Steven Soderbergh's John Lennon: The Last Interview, which premiered out of competition at Cannes this week, is constructed around an unlikely foundation: the audio from a lengthy conversation Lennon and Yoko Ono gave to journalist Jonathan Cott on December 8, 1980, mere hours before Mark David Chapman pulled the trigger. The tape has circulated among Lennon obsessives for decades, but Soderbergh—ever the formalist—treats it not as historical curiosity but as raw material for something closer to séance.
The architecture of intimacy
The film layers the Cott interview over a kaleidoscope of archival footage, photographs, and Soderbergh's characteristic visual flourishes. There are no talking heads, no contextualizing experts, no "and then he wrote 'Imagine'" narration. Instead, Lennon's voice carries the entire runtime, occasionally joined by Ono's quieter interjections. The effect is disorienting in the best sense: you're eavesdropping on a man who doesn't know he has six hours left to live, and the dramatic irony is almost unbearable.
What emerges is a Lennon at peace with himself in ways he rarely was during the Beatles years or the primal-scream period that followed. He speaks about domesticity with genuine wonder, about baking bread and watching Sean grow, about stepping away from music not as retreat but as choice. He is, by all accounts, the happiest he's ever been.
The messiah problem
But happiness, in Lennon's case, came with a side of grandiosity. The man who once claimed the Beatles were bigger than Jesus hadn't entirely shed his prophetic tendencies. In the interview, he positions himself as a kind of spiritual guide for the coming decade, dispensing wisdom about consciousness and creativity with the certainty of someone who has figured it all out. It's charming and exhausting in roughly equal measure—vintage Lennon, in other words.

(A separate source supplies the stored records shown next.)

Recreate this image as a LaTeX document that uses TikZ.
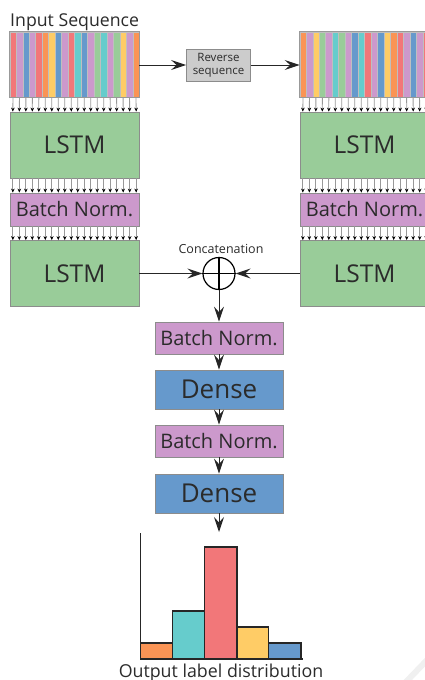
\documentclass[tikz,border=0pt]{standalone}
\usepackage{fontspec}
\setmainfont{Open Sans}
\usetikzlibrary{arrows.meta,calc}

\definecolor{cRed}{HTML}{F27779}
\definecolor{cPurple}{HTML}{CC99CC}
\definecolor{cBlue}{HTML}{6699CC}
\definecolor{cOrange}{HTML}{FA9455}
\definecolor{cYellow}{HTML}{FFCC66}
\definecolor{cTeal}{HTML}{66CCCC}
\definecolor{cGreen}{HTML}{99CC99}
\definecolor{cGrey}{HTML}{CCCCCC}
\definecolor{txt}{HTML}{2B2B2B}

\tikzset{
  blk/.style={draw=black!45, line width=0.8pt, inner sep=0pt, text=txt},
  lstm/.style={blk, fill=cGreen, minimum width=129pt, minimum height=66pt,
               font=\fontsize{24.5}{24.5}\selectfont},
  bnorm/.style={blk, fill=cPurple, minimum width=129pt, minimum height=33pt,
                font=\fontsize{20}{20}\selectfont},
  dense/.style={blk, fill=cBlue, minimum width=128pt, minimum height=39pt,
                font=\fontsize{26}{26}\selectfont},
  seqstrip/.style={draw=black!40, line width=0.6pt, minimum width=129pt,
                   minimum height=65pt, inner sep=0pt},
  flow/.style={draw=black!85, line width=1pt,
               -{Stealth[length=15pt,width=10pt,inset=5.5pt]}},
  tiny/.style={draw=black!40, line width=0.8pt,
               -{Stealth[length=4pt,width=3.6pt,color=black]}},
  bar/.style={draw=black!85, line width=1.2pt},
}

% fill a named strip node with vertical colour bands
\newcommand{\colourbands}[2]{%
  \foreach \c [count=\k from 0] in {#2} {
    \fill[\c, draw=black!25, line width=0.3pt]
      ($(#1.north west)!{\k/20}!(#1.north east)$) rectangle
      ($(#1.south west)!{(\k+1)/20}!(#1.south east)$);
  }
  \draw[black!40, line width=0.6pt] (#1.north west) rectangle (#1.south east);
}

% a row of 20 small arrows between two stacked nodes
\newcommand{\arrowrow}[2]{%
  \foreach \k in {0,...,19} {
    \draw[tiny] ($(#1.south west)!{(\k+0.5)/20}!(#1.south east)$) --
                ($(#2.north west)!{(\k+0.5)/20}!(#2.north east)$);
  }
}

\begin{document}
\begin{tikzpicture}[x=1pt, y=-1pt]
\useasboundingbox (0,0) rectangle (425,680);
\clip (0,0) rectangle (425,680);

% input sequences
\node[anchor=base west, text=txt, font=\fontsize{17.7}{17.7}\selectfont, inner sep=0pt]
  (title) at (10,26) {Input Sequence};
\node[seqstrip] (inL) at (74.5,64.5) {};
\node[seqstrip] (inR) at (364.5,64.5) {};
\colourbands{inL}{cRed,cPurple,cBlue,cPurple,cRed,cOrange,cYellow,cBlue,cPurple,cRed,cTeal,cBlue,cPurple,cGreen,cTeal,cPurple,cGreen,cYellow,cPurple,cOrange}
\colourbands{inR}{cOrange,cPurple,cYellow,cGreen,cPurple,cTeal,cGreen,cPurple,cBlue,cTeal,cRed,cPurple,cBlue,cYellow,cOrange,cRed,cPurple,cBlue,cPurple,cRed}

\node[blk, fill=cGrey, minimum width=64pt, minimum height=32pt, align=center,
      font=\fontsize{11.5}{13}\selectfont] (rev) at (218.5,65) {Reverse\\sequence};
\draw[flow] (inL.east |- rev.west) -- (rev.west);
\draw[flow] (rev.east) -- (inR.west |- rev.east);

% forward branch
\node[lstm]  (lstmL1) at (74.5,145) {LSTM};
\node[bnorm] (bnL)    at (74.5,209.5) {Batch Norm.};
\node[lstm]  (lstmL2) at (74.5,273.5) {LSTM};
% backward branch
\node[lstm]  (lstmR1) at (364.5,145) {LSTM};
\node[bnorm] (bnR)    at (364.5,209.5) {Batch Norm.};
\node[lstm]  (lstmR2) at (364.5,273.5) {LSTM};

\arrowrow{inL}{lstmL1}
\arrowrow{lstmL1}{bnL}
\arrowrow{bnL}{lstmL2}
\arrowrow{inR}{lstmR1}
\arrowrow{lstmR1}{bnR}
\arrowrow{bnR}{lstmR2}

% concatenation
\node[circle, draw=black, line width=1.2pt, minimum size=32pt, inner sep=0pt]
  (cat) at (219,273.5) {};
\draw[black, line width=1.2pt] (cat.north) -- (cat.south) (cat.west) -- (cat.east);
\node[anchor=base, text=txt, font=\fontsize{12.5}{12.5}\selectfont, inner sep=0pt]
  (catlbl) at (221,253) {Concatenation};
\draw[flow] (lstmL2.east) -- (cat.west);
\draw[flow] (lstmR2.west) -- (cat.east);

% merged head
\node[bnorm, minimum width=128pt, minimum height=32pt] (bn3) at (219,338) {Batch Norm.};
\node[dense] (dense1) at (219,389.5) {Dense};
\node[bnorm, minimum width=128pt, minimum height=32pt] (bn4) at (219,441) {Batch Norm.};
\node[dense] (dense2) at (219,493.5) {Dense};

\draw[flow] (cat.south) -- (bn3.north);
\draw[flow] (bn3.south) -- (dense1.north);
\draw[flow] (dense1.south) -- (bn4.north);
\draw[flow] (bn4.south) -- (dense2.north);
\coordinate (histtop) at (219,532);
\draw[flow] (dense2.south) -- (histtop);

% output histogram
\fill[bar, fill=cOrange] (140.7,643) rectangle (172.3,659);
\fill[bar, fill=cTeal]   (172.3,611) rectangle (204.2,659);
\fill[bar, fill=cRed]    (204.2,547) rectangle (237,659);
\fill[bar, fill=cYellow] (237,627)   rectangle (268.8,659);
\fill[bar, fill=cBlue]   (268.8,643) rectangle (301,659);
\draw[bar] (140.7,533) -- (140.7,659) -- (302.7,659);
\node[anchor=base, text=txt, font=\fontsize{17.8}{17.8}\selectfont, inner sep=0pt]
  (outlbl) at (221,677) {Output label distribution};

% soft corner shade
\draw[line width=6pt, black!6] (404,684) -- (429,658);
\end{tikzpicture}
\end{document}
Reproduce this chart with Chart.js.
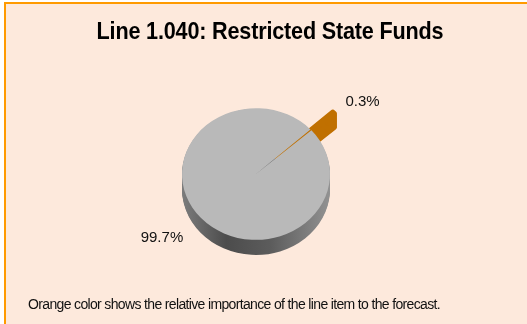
<!DOCTYPE html>
<html>
<head>
<meta charset="utf-8">
<script src="https://cdn.jsdelivr.net/npm/chart.js@4.4.1/dist/chart.umd.min.js"></script>
<style>
  html, body { margin: 0; padding: 0; background: #fde9dc; overflow: hidden; width: 527px; height: 324px; }
  .edge { position: absolute; background: #ff9a00; }
  #edge-top { left: 4px; top: 2px; width: 523px; height: 2px; }
  #edge-left { left: 4px; top: 2px; width: 2px; height: 322px; }
  #blank-top { position: absolute; left: 0; top: 0; width: 527px; height: 2px; background: #ffffff; }
  #blank-left { position: absolute; left: 0; top: 0; width: 4px; height: 324px; background: #ffffff; }
  #wrap { position: absolute; left: 0; top: 0; width: 527px; height: 324px; }
  .caption { position: absolute; white-space: nowrap; font-family: "Liberation Sans", Arial, sans-serif; }
  #title {
    left: 0; width: 540px; top: 17px; text-align: center;
    font-size: 24px; font-weight: bold; letter-spacing: -0.2px; color: #000; line-height: 28px;
    transform: scaleX(0.9); transform-origin: 270px 0;
  }
  #note { left: 28px; top: 296px; font-size: 14px; letter-spacing: -0.65px; color: #111; line-height: 17px; }
</style>
</head>
<body>
<div id="blank-top"></div>
<div id="blank-left"></div>
<div id="edge-top" class="edge"></div>
<div id="edge-left" class="edge"></div>
<div id="wrap"><canvas id="pie"></canvas></div>
<div id="title" class="caption"></div>
<div id="note" class="caption"></div>
<script>
// ─── Data ────────────────────────────────────────
const sliceLabels = ['Rest of forecast', 'Line 1.040'];
const sliceShares = [99.7, 0.3];
const sliceText = ['99.7%', '0.3%'];

const TITLE = 'Line 1.040: Restricted State Funds';
const NOTE = 'Orange color shows the relative importance of the line item to the forecast.';

const TOP_COLORS = ['#b9b9b9', '#d08a3a'];
const TILT = 0.89;   // squash the pie vertically so it reads as a tilted disc
const DEPTH = 17;    // thickness of the disc, before the squash

document.getElementById('title').textContent = TITLE;
document.getElementById('note').textContent = NOTE;

// ─── 3D disc: side walls under the arcs, tilt, labels ──
const discPlugin = {
  id: 'disc',
  beforeDatasetsDraw(chart) {
    const ctx = chart.ctx;
    const arcs = chart.getDatasetMeta(0).data;
    const x = arcs[0].x, y = arcs[0].y;
    ctx.save();
    ctx.translate(x, y);
    ctx.scale(1, TILT);
    ctx.translate(-x, -y);

    arcs.forEach((arc, i) => {
      const { startAngle, endAngle, outerRadius } = arc.getProps(['startAngle', 'endAngle', 'outerRadius']);
      const off = arc.options.offset || 0;
      const mid = (startAngle + endAngle) / 2;
      const cx = x + Math.cos(mid) * off;
      const cy = y + Math.sin(mid) * off;

      if (i === 0) {
        const g = ctx.createLinearGradient(cx - outerRadius, 0, cx + outerRadius, 0);
        g.addColorStop(0, '#7c7c7c');
        g.addColorStop(0.3, '#4c4c4c');
        g.addColorStop(0.6, '#5c5c5c');
        g.addColorStop(1, '#929292');
        ctx.fillStyle = g;
      } else {
        ctx.fillStyle = '#c07000';
        ctx.strokeStyle = '#c07000';
        ctx.lineWidth = 6;
        ctx.lineJoin = 'round';
      }
      for (let d = DEPTH; d > 0; d--) {
        ctx.beginPath();
        ctx.moveTo(cx, cy + d);
        ctx.arc(cx, cy + d, outerRadius, startAngle, endAngle);
        ctx.closePath();
        ctx.fill();
        if (i === 1) ctx.stroke();   // the sliver is too thin to show on its own
      }
    });
  },
  afterDatasetsDraw(chart) {
    const ctx = chart.ctx;
    ctx.restore();

    const arcs = chart.getDatasetMeta(0).data;
    ctx.save();
    ctx.font = '15px "Liberation Sans", Arial, sans-serif';
    ctx.fillStyle = '#111111';
    ctx.textBaseline = 'middle';
    arcs.forEach((arc, i) => {
      const { x, y, startAngle, endAngle, outerRadius } = arc.getProps(['x', 'y', 'startAngle', 'endAngle', 'outerRadius']);
      const off = arc.options.offset || 0;
      const mid = (startAngle + endAngle) / 2;
      const r = outerRadius + off * 0.75 + 24;
      const dx = Math.cos(mid), dy = Math.sin(mid);
      const lx = x + dx * r;
      const ly = y + dy * r * TILT + Math.max(0, dy) * DEPTH * TILT * 0.5;
      ctx.textAlign = dx >= 0 ? 'left' : 'right';
      ctx.fillText(sliceText[i], lx, ly);
    });
    ctx.restore();
  }
};

const chart = new Chart(document.getElementById('pie'), {
  type: 'pie',
  data: {
    labels: sliceLabels,
    datasets: [{
      data: sliceShares,
      backgroundColor: TOP_COLORS,
      borderWidth: 0,
      offset: [0, 30],
      hoverOffset: 0,
      clip: false,
    }],
  },
  options: {
    responsive: true,
    maintainAspectRatio: false,
    animation: false,
    radius: 74,
    rotation: 48.5,
    layout: { padding: { left: 28, right: 43, top: 60.8, bottom: 36.8 } },
    plugins: {
      legend: { display: false },
      tooltip: { enabled: false },
    },
  },
  plugins: [discPlugin],
});
</script>
</body>
</html>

Soderbergh doesn't editorialize, but he doesn't need to. The juxtaposition of Lennon's cosmic optimism against the knowledge of what's coming does all the work. Every pronouncement about the future lands differently when you know there won't be one.
Our take
This is not a documentary for casual fans looking for a greatest-hits recap of Lennon's career. It's a formal experiment that happens to have one of the twentieth century's most famous voices at its center. Soderbergh has always been interested in the space between what we see and what we know, and here he's found the perfect subject: a man frozen in amber at the exact moment before tragedy, speaking freely about a future he'll never see. It's haunting, occasionally tedious, and utterly unlike any music documentary you've encountered. Whether that's a recommendation depends entirely on your tolerance for Lennon at his most Lennon.